Thomas Engel, Polizeioberkommissar
Sarah Höppner und ihr Freund lehnen das Angebot dankend ab, sie können zunächst bei ihren Eltern unterkommen. Auch Anja Laschke kann vorerst bei ihren Eltern schlafen, die ganz in der Nähe wohnen. Die beiden jungen Frauen hoffen, dass sie möglichst schnell in ihre Wohnungen zurück können.
Wann das sein wird, muss nun die Wohnungsgesellschaft klären. Die Polizei hat das Gebäude gestern wieder freigegeben. "Die Brandursache ist noch nicht geklärt", teilt Polizeioberkommissar Thomas Engel mit. Den Schaden schätzt er bereits auf etwa eine Million Euro. "Das Dachgeschoss ist vollkommen abgebrannt und die übrigen Wohnungen vom Löschwasser beschädigt", begründet der leitende Einsatzbeamte.
Die Betroffenen und Verantwortlichen haben sich noch direkt am Sonnabend für ein Treffen am Montagmorgen verabredet. Sie wollen gemeinsam nach Lösungen suchen. "Auch ein Spendenkonto wollen wir einrichten", kündigt Dagmar Witzke an. Ganz ohne ihre Besitztümer sind die Bewohner in ihren Notunterkünften zum Glück nicht.
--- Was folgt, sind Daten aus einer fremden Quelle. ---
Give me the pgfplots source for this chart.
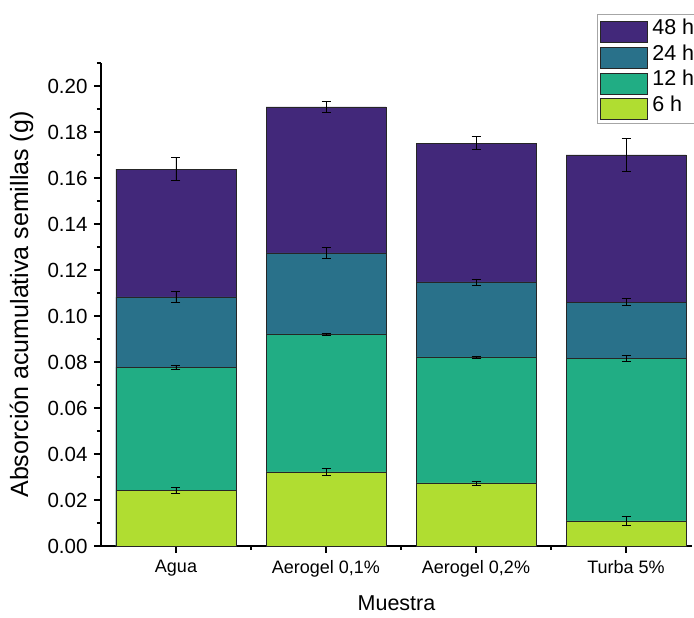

Am Sonnabend gegen 16 Uhr dürfen die Frauen und Männer mit einem Helm auf dem Kopf und in Begleitung von Feuerwehrmännern ein paar wichtige Dinge aus der Wohnung holen. "Ich habe nur schnell ein paar Klamotten zusammengesucht", sagt Anja Laschke, noch ganz außer Atem. Ältere Hausbewohner hätten vor allem wichtige Medikamente geholt.
Indes sitzt um 17 Uhr eine der Familien, die ihr Hab und Gut in einer der Dachgeschosswohnungen verloren hat, immer noch am Tisch des Seelsorgers.